Understanding why rubber goes hard helps us appreciate the materials we use every day and how to best care for them, extending their useful life. From your tires to your window seals, the science behind their flexibility and eventual stiffening is a testament to the complex world of polymers.

Frequently Asked Questions (FAQ)

Why do my old rubber boots feel stiff?

Your old rubber boots likely feel stiff due to a combination of factors, primarily oxidation from exposure to air, and potentially UV damage from sunlight if they've been stored outdoors. Over time, these environmental factors break down the rubber's molecular structure, reducing its flexibility and causing it to harden.

How does heat make rubber go hard?

Heat accelerates the chemical reactions that degrade rubber. It causes the long polymer chains to vibrate more intensely, breaking chemical bonds within the chains and also making the cross-links between them more brittle. This process essentially makes the rubber molecules less mobile and more rigid, leading to hardness.

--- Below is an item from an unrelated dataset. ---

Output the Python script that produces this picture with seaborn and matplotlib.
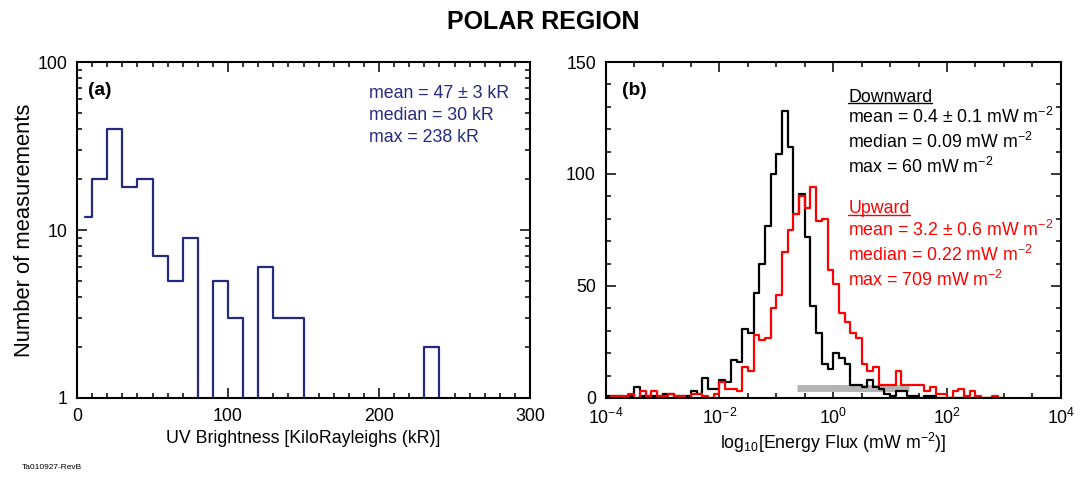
import numpy as np
import pandas as pd
import seaborn as sns
import matplotlib.pyplot as plt
from matplotlib.lines import Line2D
from matplotlib.ticker import FixedLocator, MultipleLocator, FuncFormatter, LogLocator, NullFormatter

# =========================
# Data
# =========================
# (a) UV brightness histogram, kR (first bin drawn from 5, as in the original)
uv_edges = [5, 10, 20, 30, 40, 50, 60, 70, 80, 90, 100, 110, 120, 130, 140, 150,
            160, 170, 180, 190, 200, 210, 220, 230, 240, 250, 260, 270, 280, 290, 300]
uv_counts = [12, 20, 40, 18, 20, 7, 5, 9, 0, 5, 3, 0, 6, 3, 3,
             0, 0, 0, 0, 0, 0, 0, 0, 2, 0, 0, 0, 0, 0, 0]

# (b) energy flux histograms, 0.1-decade bins from 10^-4 to 10^3
flux_log_start = -4.0
flux_log_step = 0.1
down_counts = [1, 1, 1, 0, 1, 5, 1, 1, 1, 1, 2, 2, 1, 1, 1, 3, 2, 9, 4, 4,
               8, 7, 17, 16, 31, 29, 47, 60, 77, 100, 109, 128, 112, 82, 91, 72, 41, 29, 15, 13,
               20, 18, 15, 6, 6, 5, 8, 5, 4, 2, 1, 3, 3, 1, 1, 0, 1, 1, 0, 0,
               0, 0, 0, 0, 0, 0, 0, 0, 0, 0]
up_counts = [0, 1, 1, 1, 2, 0, 3, 1, 3, 1, 1, 2, 1, 1, 0, 2, 2, 1, 0, 2,
             7, 4, 4, 3, 14, 12, 28, 26, 27, 40, 46, 65, 75, 82, 90, 85, 94, 79, 80, 57,
             51, 38, 34, 29, 27, 15, 12, 14, 6, 6, 6, 12, 6, 6, 6, 6, 3, 5, 2, 2,
             0, 3, 4, 1, 3, 1, 0, 0, 1, 0]
gray_range_log = [-0.64, 1.34]
gray_level = 4.6

uv_stats = ["mean = 47 \u00b1 3 kR", "median = 30 kR", "max = 238 kR"]
down_stats = ["mean = 0.4 \u00b1 0.1 mW m$^{-2}$", "median = 0.09 mW m$^{-2}$", "max = 60 mW m$^{-2}$"]
up_stats = ["mean = 3.2 \u00b1 0.6 mW m$^{-2}$", "median = 0.22 mW m$^{-2}$", "max = 709 mW m$^{-2}$"]

# =========================
# Style
# =========================
sns.set_style("ticks")
fonts = ["Liberation Sans", "DejaVu Sans"]
plt.rcParams["font.family"] = fonts
plt.rcParams["mathtext.fontset"] = "custom"
plt.rcParams["mathtext.rm"] = "Liberation Sans"
plt.rcParams["mathtext.it"] = "Liberation Sans:italic"
plt.rcParams["mathtext.bf"] = "Liberation Sans:bold"
plt.rcParams["axes.linewidth"] = 1.5
for key in ["text.color", "axes.labelcolor", "xtick.color", "ytick.color", "axes.edgecolor"]:
    plt.rcParams[key] = "black"

navy = "#232a80"
fs = 12.8

fig = plt.figure(figsize=(10.86, 4.78), dpi=100)
ax1 = fig.add_axes([77 / 1086, 1 - 398 / 478, 453 / 1086, 336 / 478])
ax2 = fig.add_axes([605.7 / 1086, 1 - 398 / 478, 455 / 1086, 336 / 478])

# =========================
# (a) UV brightness
# =========================
uv_df = pd.DataFrame({
    "x": [(a + b) / 2 for a, b in zip(uv_edges[:-1], uv_edges[1:])],
    "n": uv_counts,
})
sns.histplot(data=uv_df, x="x", weights="n", bins=uv_edges, element="step",
             fill=False, color=navy, linewidth=1.6, ax=ax1)
ax1.set_yscale("log")
ax1.set_xlim(0, 300)
ax1.set_ylim(1, 100)
ax1.xaxis.set_major_locator(MultipleLocator(100))
ax1.xaxis.set_minor_locator(MultipleLocator(10))
ax1.yaxis.set_major_locator(FixedLocator([1, 10, 100]))
ax1.yaxis.set_major_formatter(FuncFormatter(lambda v, p: f"{v:g}"))
ax1.yaxis.set_minor_locator(LogLocator(base=10, subs=np.arange(2, 10)))
ax1.yaxis.set_minor_formatter(NullFormatter())
ax1.set_xlabel("UV Brightness [KiloRayleighs (kR)]", fontsize=fs, labelpad=4)
ax1.set_ylabel("Number of measurements", fontsize=15.8, labelpad=2)
ax1.text(0.024, 0.902, "(a)", transform=ax1.transAxes, fontsize=fs + 1, fontweight="bold")
for i, s in enumerate(uv_stats):
    ax1.text(0.645, 0.894 - i * 0.0655, s, transform=ax1.transAxes, fontsize=fs,
             color=navy, va="baseline")

# =========================
# (b) energy flux
# =========================
nb = len(up_counts)
flux_edges = [flux_log_start + flux_log_step * k for k in range(nb + 1)]
centers = [e + flux_log_step / 2 for e in flux_edges[:-1]]
ax2.plot(gray_range_log, [gray_level, gray_level], color="#b4b4b4", lw=5,
         solid_capstyle="butt", zorder=1)
for counts, col in [(down_counts, "black"), (up_counts, "red")]:
    sns.histplot(x=centers, weights=counts, bins=flux_edges, element="step",
                 fill=False, color=col, linewidth=1.6, ax=ax2)
ax2.set_xlim(-4, 4)
ax2.set_ylim(0, 150)
ax2.xaxis.set_major_locator(MultipleLocator(2))
ax2.xaxis.set_minor_locator(MultipleLocator(0.5))
ax2.xaxis.set_major_formatter(FuncFormatter(lambda v, p: r"$10^{%d}$" % round(v)))
ax2.yaxis.set_major_locator(MultipleLocator(50))
ax2.yaxis.set_minor_locator(MultipleLocator(10))
ax2.set_xlabel(r"log$_{10}$[Energy Flux (mW m$^{-2}$)]", fontsize=fs, labelpad=2)
ax2.set_ylabel("")
ax2.text(0.036, 0.902, "(b)", transform=ax2.transAxes, fontsize=fs + 1, fontweight="bold")

t_down = ax2.text(0.533, 0.882, "Downward", transform=ax2.transAxes, fontsize=fs,
                  color="black", va="baseline")
for i, s in enumerate(down_stats):
    ax2.text(0.533, 0.818 - i * 0.0745, s, transform=ax2.transAxes, fontsize=fs,
             color="black", va="baseline")
t_up = ax2.text(0.533, 0.55, "Upward", transform=ax2.transAxes, fontsize=fs,
                color="red", va="baseline")
for i, s in enumerate(up_stats):
    ax2.text(0.533, 0.481 - i * 0.0745, s, transform=ax2.transAxes, fontsize=fs,
             color="red", va="baseline")

for ax in (ax1, ax2):
    ax.tick_params(which="both", direction="in", top=True, right=True,
                   labelsize=fs, width=1.1, pad=7, color="black", labelcolor="black")
    ax.tick_params(which="major", length=7)
    ax.tick_params(which="minor", length=3.5)
    for sp in ax.spines.values():
        sp.set_visible(True)
        sp.set_linewidth(1.5)
        sp.set_color("black")

fig.text(0.5, 0.954, "POLAR REGION", ha="center", va="center", fontsize=18,
         fontweight="bold")
fig.text(0.02, 0.023, "Ta010927-RevB", fontsize=6, va="center")

# underline the two legend headings
fig.canvas.draw()
r = fig.canvas.get_renderer()
for t, c in [(t_down, "black"), (t_up, "red")]:
    bb = t.get_window_extent(r)
    x0, x1 = bb.x0 / fig.bbox.width, bb.x1 / fig.bbox.width
    y = (bb.y0 + 2.5) / fig.bbox.height
    fig.add_artist(Line2D([x0, x1], [y, y], color=c, lw=1.0, transform=fig.transFigure))

fig.savefig("out.png", dpi=100)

Can I make hard rubber soft again?

Generally, no. Once rubber has significantly hardened due to molecular degradation (like broken polymer chains or brittle cross-links), it's very difficult, if not impossible, to restore its original flexibility. While some surface treatments might offer temporary softening, they don't fix the underlying structural damage.

Why do rubber bands get sticky and hard?

Sometimes, rubber bands can become sticky and then hard. The stickiness is often due to the degradation of plasticizers or other additives in the rubber, which can migrate to the surface. As these components are lost or further degraded, the rubber becomes less pliable and eventually hardens and becomes brittle.